* _Directions for this task_: Using the material below, print a verbatim copy of every line from the one containing "Emit a LaTeX" through the one containing "(x84240) at (1260,832)", inclusive, and omit the pictures.

* _Source data_:
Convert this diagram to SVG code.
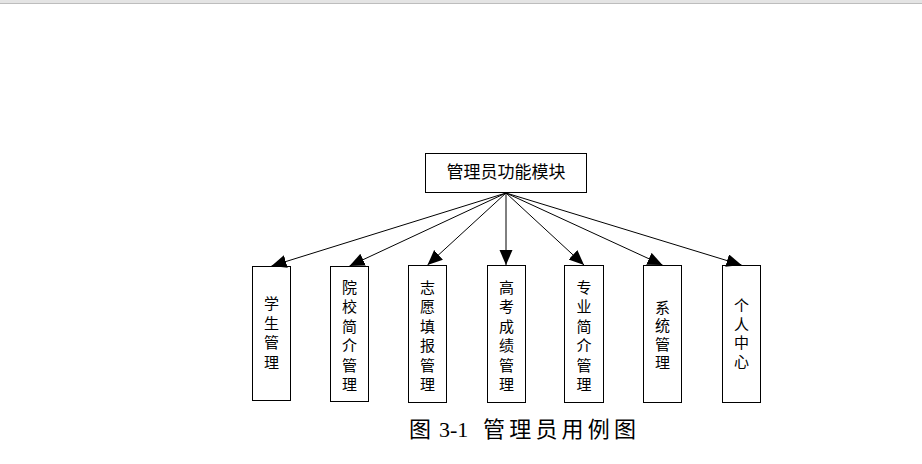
<svg xmlns="http://www.w3.org/2000/svg" width="922" height="464" viewBox="0 0 922 464">
<style>
.box{fill:#fff;stroke:#000;stroke-width:1}
.lbl{font-family:"Liberation Sans","Noto Sans CJK SC",sans-serif;font-size:15px;fill:#000;text-anchor:middle}
.conn line{stroke:#000;stroke-width:1;marker-end:url(#ah)}
.cap{font-family:"Liberation Serif","Noto Sans CJK SC",serif;font-size:22px;fill:#000}
</style>
<defs>
<marker id="ah" markerUnits="userSpaceOnUse" markerWidth="16" markerHeight="14" refX="15" refY="6.5" orient="auto">
<path d="M0,0 L15,6.5 L0,13 z" fill="#000"/>
</marker>
</defs>
<rect x="0" y="0" width="922" height="3" fill="#e4e4e4"/>
<rect x="0" y="3" width="922" height="1" fill="#bdbdbd"/>
<g id="root">
<rect class="box" x="425.5" y="153.5" width="161" height="39"/>
<text class="lbl" x="506" y="178" style="font-size:17px">管理员功能模块</text>
</g>
<g id="n1"><rect class="box" x="252.5" y="266.5" width="38" height="134"/>
<text class="lbl" x="271.5"><tspan x="271.5" y="309">学</tspan><tspan x="271.5" y="328.5">生</tspan><tspan x="271.5" y="348">管</tspan><tspan x="271.5" y="367.5">理</tspan></text></g>
<g id="n2"><rect class="box" x="330.5" y="266.5" width="38" height="135"/>
<text class="lbl"><tspan x="349.5" y="292.5">院</tspan><tspan x="349.5" y="312">校</tspan><tspan x="349.5" y="331.5">简</tspan><tspan x="349.5" y="351">介</tspan><tspan x="349.5" y="370.5">管</tspan><tspan x="349.5" y="390">理</tspan></text></g>
<g id="n3"><rect class="box" x="408.5" y="265.5" width="38" height="137"/>
<text class="lbl"><tspan x="427.5" y="292.5">志</tspan><tspan x="427.5" y="312">愿</tspan><tspan x="427.5" y="331.5">填</tspan><tspan x="427.5" y="351">报</tspan><tspan x="427.5" y="370.5">管</tspan><tspan x="427.5" y="390">理</tspan></text></g>
<g id="n4"><rect class="box" x="487.5" y="265.5" width="38" height="137"/>
<text class="lbl"><tspan x="506.5" y="292.5">高</tspan><tspan x="506.5" y="312">考</tspan><tspan x="506.5" y="331.5">成</tspan><tspan x="506.5" y="351">绩</tspan><tspan x="506.5" y="370.5">管</tspan><tspan x="506.5" y="390">理</tspan></text></g>
<g id="n5"><rect class="box" x="564.5" y="265.5" width="39" height="137"/>
<text class="lbl"><tspan x="584" y="292.5">专</tspan><tspan x="584" y="312">业</tspan><tspan x="584" y="331.5">简</tspan><tspan x="584" y="351">介</tspan><tspan x="584" y="370.5">管</tspan><tspan x="584" y="390">理</tspan></text></g>
<g id="n6"><rect class="box" x="643.5" y="265.5" width="38" height="137"/>
<text class="lbl"><tspan x="662.5" y="312.5">系</tspan><tspan x="662.5" y="331">统</tspan><tspan x="662.5" y="349.5">管</tspan><tspan x="662.5" y="368">理</tspan></text></g>
<g id="n7"><rect class="box" x="722.5" y="265.5" width="38" height="137"/>
<text class="lbl"><tspan x="741.5" y="311">个</tspan><tspan x="741.5" y="329.5">人</tspan><tspan x="741.5" y="348">中</tspan><tspan x="741.5" y="366.5">心</tspan></text></g>
<g id="connectors" class="conn">
<line x1="506" y1="193" x2="271.5" y2="266"/>
<line x1="506" y1="193" x2="349.5" y2="266"/>
<line x1="506" y1="193" x2="427.5" y2="265"/>
<line x1="506" y1="193" x2="506" y2="265"/>
<line x1="506" y1="193" x2="584" y2="265"/>
<line x1="506" y1="193" x2="662.5" y2="265"/>
<line x1="506" y1="193" x2="741.5" y2="265"/>
</g>
<text class="cap" y="437"><tspan x="409">图</tspan><tspan x="439">3-1</tspan><tspan x="483" letter-spacing="4.2">管理员用例图</tspan></text>
</svg>
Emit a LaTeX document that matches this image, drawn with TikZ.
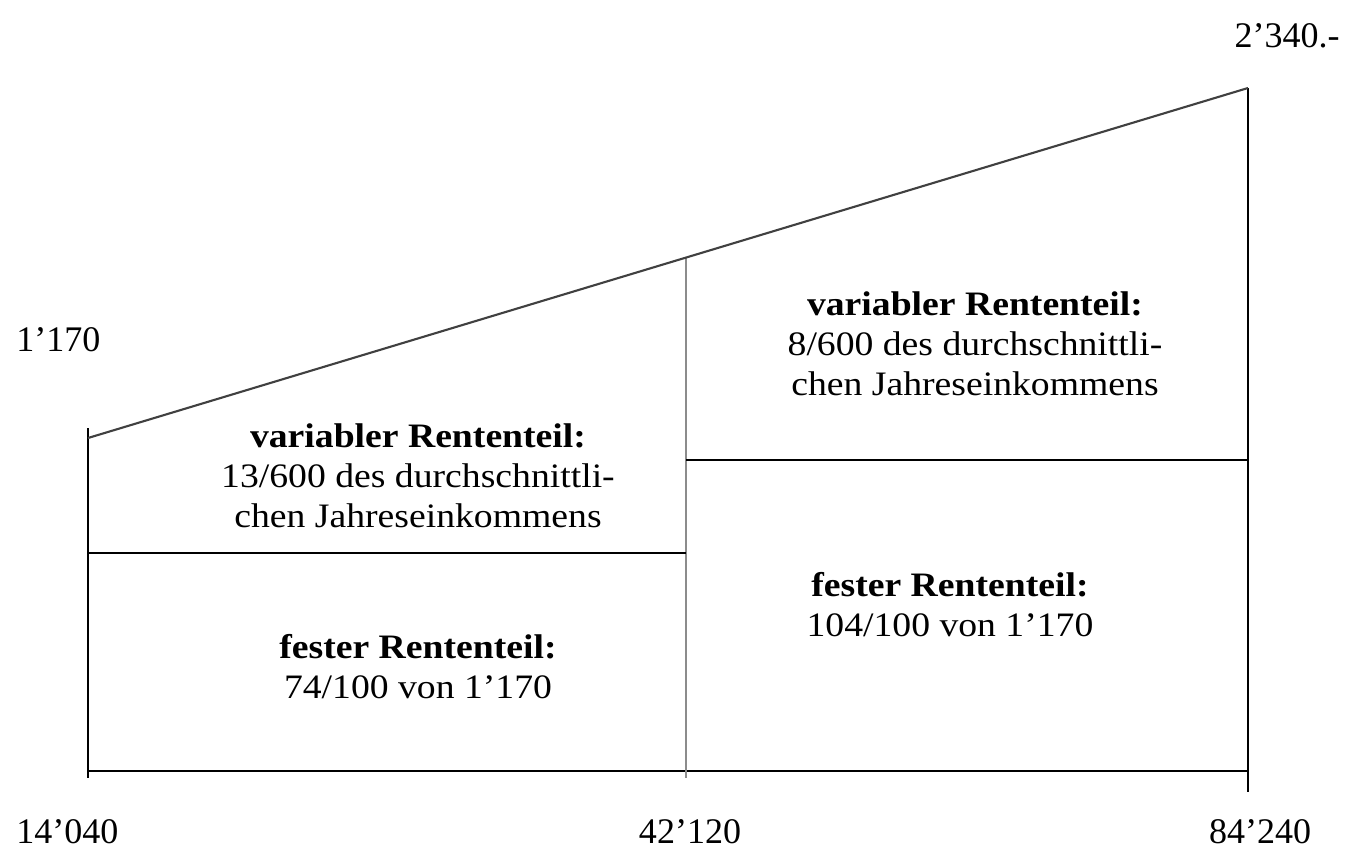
\documentclass[tikz,border=0pt]{standalone}
\usepackage{fontspec}
\setmainfont{Liberation Serif}
% slightly widened face for the part descriptions
\newfontfamily\widefont[FakeStretch=1.1,Ligatures=TeX]{Liberation Serif}
\begin{document}
\begin{tikzpicture}[x=0.02cm,y=-0.02cm,
  axisline/.style={line width=1.4pt, black},
  slopeline/.style={line width=1.2pt, black!75},
  splitline/.style={line width=1.4pt, black!45},
  blocktext/.style={align=center, inner sep=0pt, font=\widefont\fontsize{19.5pt}{22.8pt}\selectfont},
  numlabel/.style={inner sep=0pt, font=\fontsize{20.5pt}{24pt}\selectfont}
]
\useasboundingbox (0,0) rectangle (1354,852);

% corner points of the two income ranges
\coordinate (Ltop) at (88,428);
\coordinate (Lslope) at (88,438);
\coordinate (Ldiv) at (88,553);
\coordinate (Lbase) at (88,771);
\coordinate (Ltick) at (88,778);
\coordinate (Mtop) at (686,258);
\coordinate (Mdiv) at (686,460);
\coordinate (Mldiv) at (686,553);
\coordinate (Mbase) at (686,771);
\coordinate (Mtick) at (686,778);
\coordinate (Rtop) at (1248,88);
\coordinate (Rdiv) at (1248,460);
\coordinate (Rbase) at (1248,771);
\coordinate (Rtick) at (1248,792);

% axis and outer verticals
\draw[axisline] (Lbase) -- (Rbase);
\draw[axisline] (Ltop) -- (Ltick);
\draw[axisline] (Rtop) -- (Rtick);
% border between the two ranges
\draw[splitline] (Mtop) -- (Mtick);
% fixed / variable part dividers
\draw[axisline] (Ldiv) -- (Mldiv);
\draw[axisline] (Mdiv) -- (Rdiv);
% rising pension line
\draw[slopeline] (Lslope) -- (Rtop);

% value labels
\node[numlabel, anchor=west] (v1170) at (16,340) {1'170};
\node[numlabel, anchor=east] (v2340) at (1340,36) {2'340.-};
\node[numlabel, anchor=west] (x14040) at (16,832) {14'040};
\node[numlabel] (x42120) at (690,832) {42'120};
\node[numlabel] (x84240) at (1260,832) {84'240};

% part descriptions
\node[blocktext] (varL) at (418,476)
  {\textbf{variabler Rententeil:}\\13/600 des durchschnittli-\\chen Jahreseinkommens};
\node[blocktext] (varR) at (975,344)
  {\textbf{variabler Rententeil:}\\8/600 des durchschnittli-\\chen Jahreseinkommens};
\node[blocktext] (fixL) at (418,667)
  {\textbf{fester Rententeil:}\\74/100 von 1'170};
\node[blocktext] (fixR) at (950,605)
  {\textbf{fester Rententeil:}\\104/100 von 1'170};
\end{tikzpicture}
\end{document}
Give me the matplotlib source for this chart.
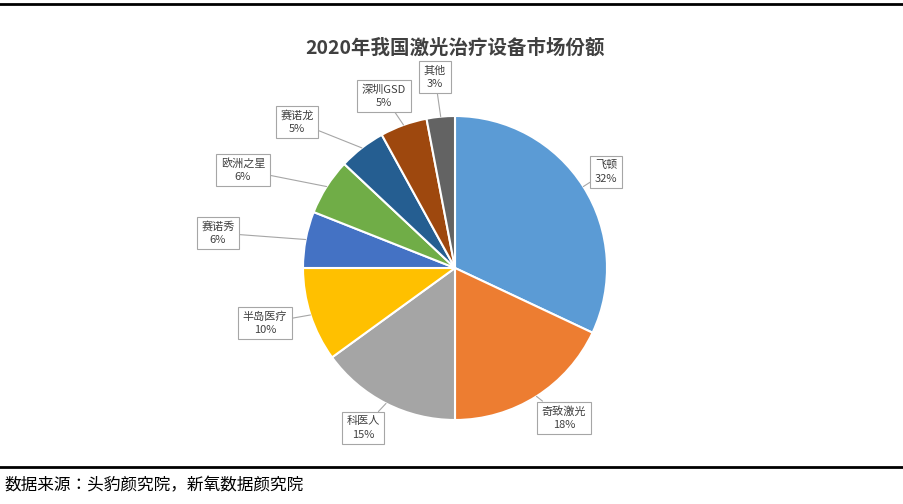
import matplotlib.pyplot as plt
import numpy as np

plt.rcParams['font.family'] = ['Noto Sans CJK JP', 'Noto Sans CJK SC', 'DejaVu Sans']

names = ['飞顿', '奇致激光', '科医人', '半岛医疗', '赛诺秀', '欧洲之星', '赛诺龙', '深圳GSD', '其他']
shares = [32, 18, 15, 10, 6, 6, 5, 5, 3]
colors = ['#5B9BD5', '#ED7D31', '#A5A5A5', '#FFC000', '#4472C4',
          '#70AD47', '#255E91', '#9E480E', '#636363']
# label box centres in pixel coordinates (x, y from top)
label_pos = [(606, 172), (564, 418), (363, 428), (265, 323), (218, 233),
             (243, 170), (297, 122), (384, 96), (435, 77)]

W, H = 904, 504
fig = plt.figure(figsize=(W / 100, H / 100), dpi=100)
ax = fig.add_axes([0, 0, 1, 1])

cx, cy, r = 455, H - 268, 152
wedges, _ = ax.pie(shares, colors=colors, startangle=90, counterclock=False,
                   center=(cx, cy), radius=r, frame=True,
                   wedgeprops=dict(edgecolor='white', linewidth=1.5))
ax.set_xlim(0, W)
ax.set_ylim(0, H)
ax.set_aspect('equal')
ax.axis('off')

for w, name, val, (lx, ly) in zip(wedges, names, shares, label_pos):
    ang = np.deg2rad((w.theta1 + w.theta2) / 2)
    px, py = cx + r * np.cos(ang), cy + r * np.sin(ang)
    ax.annotate(f'{name}\n{val}%', xy=(px, py), xytext=(lx, H - ly),
                ha='center', va='center', fontsize=8, color='#404040',
                linespacing=1.4,
                bbox=dict(boxstyle='square,pad=0.4', fc='white', ec='#A6A6A6', lw=0.8),
                arrowprops=dict(arrowstyle='-', color='#A6A6A6', lw=0.8,
                                shrinkA=0, shrinkB=0))

ax.text(455, H - 48, '2020年我国激光治疗设备市场份额', ha='center', va='center',
        fontsize=14, fontweight='bold', color='#404040')
ax.plot([0, W], [H - 4, H - 4], color='black', lw=2)
ax.plot([0, W], [H - 467, H - 467], color='black', lw=2)
ax.text(4, H - 486, '数据来源：头豹颜究院，新氧数据颜究院', ha='left', va='center',
        fontsize=12, style='italic', color='black')

fig.savefig('out.png', dpi=100)
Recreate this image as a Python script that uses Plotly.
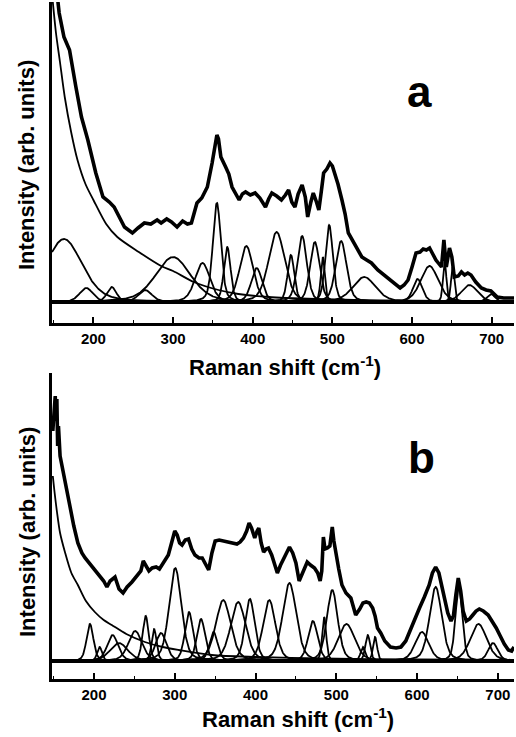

* _Solution to this task_:
Emit a LaTeX document that matches this image, drawn with TikZ.
\documentclass[tikz,border=0pt]{standalone}
\usepackage{fontspec}
\setmainfont{Liberation Serif}
% slightly widened face for the part descriptions
\newfontfamily\widefont[FakeStretch=1.1,Ligatures=TeX]{Liberation Serif}
\begin{document}
\begin{tikzpicture}[x=0.02cm,y=-0.02cm,
  axisline/.style={line width=1.4pt, black},
  slopeline/.style={line width=1.2pt, black!75},
  splitline/.style={line width=1.4pt, black!45},
  blocktext/.style={align=center, inner sep=0pt, font=\widefont\fontsize{19.5pt}{22.8pt}\selectfont},
  numlabel/.style={inner sep=0pt, font=\fontsize{20.5pt}{24pt}\selectfont}
]
\useasboundingbox (0,0) rectangle (1354,852);

% corner points of the two income ranges
\coordinate (Ltop) at (88,428);
\coordinate (Lslope) at (88,438);
\coordinate (Ldiv) at (88,553);
\coordinate (Lbase) at (88,771);
\coordinate (Ltick) at (88,778);
\coordinate (Mtop) at (686,258);
\coordinate (Mdiv) at (686,460);
\coordinate (Mldiv) at (686,553);
\coordinate (Mbase) at (686,771);
\coordinate (Mtick) at (686,778);
\coordinate (Rtop) at (1248,88);
\coordinate (Rdiv) at (1248,460);
\coordinate (Rbase) at (1248,771);
\coordinate (Rtick) at (1248,792);

% axis and outer verticals
\draw[axisline] (Lbase) -- (Rbase);
\draw[axisline] (Ltop) -- (Ltick);
\draw[axisline] (Rtop) -- (Rtick);
% border between the two ranges
\draw[splitline] (Mtop) -- (Mtick);
% fixed / variable part dividers
\draw[axisline] (Ldiv) -- (Mldiv);
\draw[axisline] (Mdiv) -- (Rdiv);
% rising pension line
\draw[slopeline] (Lslope) -- (Rtop);

% value labels
\node[numlabel, anchor=west] (v1170) at (16,340) {1'170};
\node[numlabel, anchor=east] (v2340) at (1340,36) {2'340.-};
\node[numlabel, anchor=west] (x14040) at (16,832) {14'040};
\node[numlabel] (x42120) at (690,832) {42'120};
\node[numlabel] (x84240) at (1260,832) {84'240};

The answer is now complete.